How do you spell success? Certainly in the natural world, one good measure of success is successfully producing the next generation. Breeding in an ephemeral wetland, which is almost certainly going to dry up towards the end of the summer, is a strategy with both risks and rewards. For many of the species that breed here, one of the greatest rewards is the absence of fish. The risk though, as we've been seeing, is that if your young are dependent on the aquatic environment and the wetland dries up before they've matured, you've lost the bet. This is the sad reality for hundreds and hundreds of green frog and bullfrog tadpoles, for example.
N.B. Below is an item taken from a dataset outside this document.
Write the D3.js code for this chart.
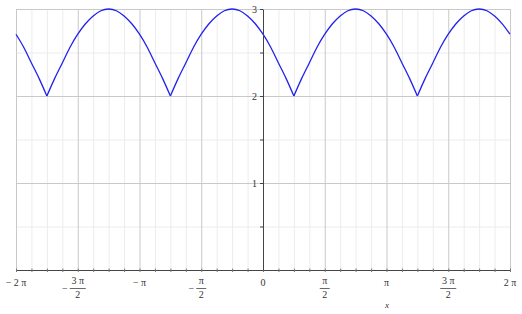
<!DOCTYPE html>
<html>
<head>
<meta charset="utf-8">
<script src="https://cdn.jsdelivr.net/npm/d3@7"></script>
<style>
  body { margin: 0; background: #fff; }
  text { font-family: "Liberation Serif", "DejaVu Serif", serif; fill: #333; }
</style>
</head>
<body>
<svg id="chart" width="522" height="314"></svg>
<script>
// sample positions, in sixteenths of pi
var xSixteenths = [-32,-31,-30,-29,-28,-27,-26,-25,-24,-23,-22,-21,-20,-19,-18,-17,
  -16,-15,-14,-13,-12,-11,-10,-9,-8,-7,-6,-5,-4,-3,-2,-1,
  0,1,2,3,4,5,6,7,8,9,10,11,12,13,14,15,
  16,17,18,19,20,21,22,23,24,25,26,27,28,29,30,31,32];
// curve values
var yValues = [2.71,2.56,2.38,2.20,2.00,2.20,2.38,2.56,2.71,2.83,2.92,2.98,3.00,2.98,2.92,2.83,
  2.71,2.56,2.38,2.20,2.00,2.20,2.38,2.56,2.71,2.83,2.92,2.98,3.00,2.98,2.92,2.83,
  2.71,2.56,2.38,2.20,2.00,2.20,2.38,2.56,2.71,2.83,2.92,2.98,3.00,2.98,2.92,2.83,
  2.71,2.56,2.38,2.20,2.00,2.20,2.38,2.56,2.71,2.83,2.92,2.98,3.00,2.98,2.92,2.83,2.71];

// ticks, in multiples of pi
var xMajorTicks = [-2,-1.5,-1,-0.5,0,0.5,1,1.5,2];
var xMinorTicks = [-1.875,-1.75,-1.625,-1.375,-1.25,-1.125,-0.875,-0.75,-0.625,-0.375,-0.25,-0.125,
  0.125,0.25,0.375,0.625,0.75,0.875,1.125,1.25,1.375,1.625,1.75,1.875];
// label pieces: sign, numerator, denominator
var xTickLabels = [["−","2 π",""],["−","3 π","2"],["−","π",""],["−","π","2"],["","0",""],
  ["","π","2"],["","π",""],["","3 π","2"],["","2 π",""]];
var yMajorTicks = [1,2,3];
var yMinorTicks = [0.5,1.5,2.5];

(function () {
  'use strict';

  var svg = d3.select('#chart');
  var PI = Math.PI;

  var x = d3.scaleLinear().domain([-2 * PI, 2 * PI]).range([16, 510]);
  var y = d3.scaleLinear().domain([0, 3]).range([270, 9]);

  /* grid */
  function gridX(vals, colour) {
    svg.append('g')
      .attr('transform', 'translate(0,270)')
      .call(d3.axisBottom(x).tickValues(vals.map(function (v) { return v * PI; }))
        .tickSize(-261).tickFormat(''))
      .call(function (g) {
        g.select('.domain').remove();
        g.selectAll('.tick line').attr('stroke', colour);
      });
  }
  function gridY(vals, colour) {
    svg.append('g')
      .attr('transform', 'translate(16,0)')
      .call(d3.axisLeft(y).tickValues(vals).tickSize(-494).tickFormat(''))
      .call(function (g) {
        g.select('.domain').remove();
        g.selectAll('.tick line').attr('stroke', colour);
      });
  }
  gridX(xMinorTicks, '#ececec');
  gridY(yMinorTicks, '#ececec');
  gridX(xMajorTicks, '#c9c9c9');
  gridY(yMajorTicks, '#c9c9c9');

  /* curve: split into arches at the cusps */
  var pts = xSixteenths.map(function (k, i) { return [k * PI / 16, yValues[i]]; });
  var arches = [[pts[0]]];
  for (var i = 1; i < pts.length; i++) {
    arches[arches.length - 1].push(pts[i]);
    if (i < pts.length - 1 && pts[i][1] < pts[i - 1][1] && pts[i][1] < pts[i + 1][1]) {
      arches.push([pts[i]]);
    }
  }
  var line = d3.line()
    .x(function (d) { return x(d[0]); })
    .y(function (d) { return y(d[1]); })
    .curve(d3.curveNatural);
  svg.append('g').selectAll('path')
    .data(arches)
    .enter()
    .append('path')
    .attr('d', line)
    .attr('fill', 'none')
    .attr('stroke', '#2222ee')
    .attr('stroke-width', 1.3);

  /* x axis */
  var xAxis = svg.append('g').attr('transform', 'translate(0,270)');
  xAxis.call(d3.axisBottom(x)
      .tickValues(xMajorTicks.concat(xMinorTicks).map(function (v) { return v * PI; }))
      .tickSize(2).tickSizeOuter(0).tickFormat(''))
    .call(function (g) {
      g.select('.domain').attr('stroke', '#444');
      g.selectAll('.tick line').attr('stroke', '#777').attr('y1', -1.5);
    });

  var labs = svg.append('g').attr('font-size', 10);
  xMajorTicks.forEach(function (v, i) {
    var cx = x(v * PI), lab = xTickLabels[i];
    if (lab[2] === '') {
      labs.append('text').attr('x', cx).attr('y', 286).attr('text-anchor', 'middle')
        .text(lab[0] + (lab[0] ? ' ' : '') + lab[1]);
    } else {
      labs.append('text').attr('x', cx).attr('y', 284).attr('text-anchor', 'middle').text(lab[1]);
      var w = lab[1].length > 1 ? 8 : 5;
      labs.append('line').attr('x1', cx - w).attr('x2', cx + w)
        .attr('y1', 288.5).attr('y2', 288.5).attr('stroke', '#444').attr('stroke-width', 0.8);
      labs.append('text').attr('x', cx).attr('y', 298).attr('text-anchor', 'middle').text(lab[2]);
      if (lab[0]) {
        labs.append('text').attr('x', cx - w - 2).attr('y', 292).attr('text-anchor', 'end').text(lab[0]);
      }
    }
  });
  labs.append('text').attr('x', 387).attr('y', 308).attr('text-anchor', 'middle')
    .attr('font-style', 'italic').attr('font-size', 9).text('x');

  /* y axis */
  svg.append('g')
    .attr('transform', 'translate(263,0)')
    .call(d3.axisLeft(y).tickValues(yMajorTicks.concat(yMinorTicks))
      .tickSize(3).tickSizeOuter(0).tickFormat(''))
    .call(function (g) {
      g.select('.domain').attr('stroke', '#444');
      g.selectAll('.tick line').attr('stroke', '#444');
    });
  yMajorTicks.forEach(function (v) {
    labs.append('text').attr('x', 257).attr('y', y(v) + 3.5).attr('text-anchor', 'end').text(v);
  });
}());
</script>
</body>
</html>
For the migratory common green darner, however, it is a different story -- the gamble appears to have largely paid off. In order to better understand how successful these dragonflies were in producing the next generation in the Homer Lake Wetland, from the day I first saw an adult common green darner emerging from the waters of the wetland, I began a regular route around the perimeter of the wetland to collect the cast-off exoskeletons ("exuviae") in order to keep a count. From July 2nd through September 11th I collected 380 common green darner exuviae (pictured above). It is certain that I didn't find every exuviae left behind by the emerging adult common green darners, so this is at best a representative sample of the breeding success of this particular species of dragonfly at this wetland. They appear to be the most successful dragonfly species at the wetland, as measured by the number of naiads emerging as adults (though I did not get a good sense of the numbers of meadowhawks emerging during the month of June, so the ruby or blue-faced meadowhawks may also be contenders for the crown).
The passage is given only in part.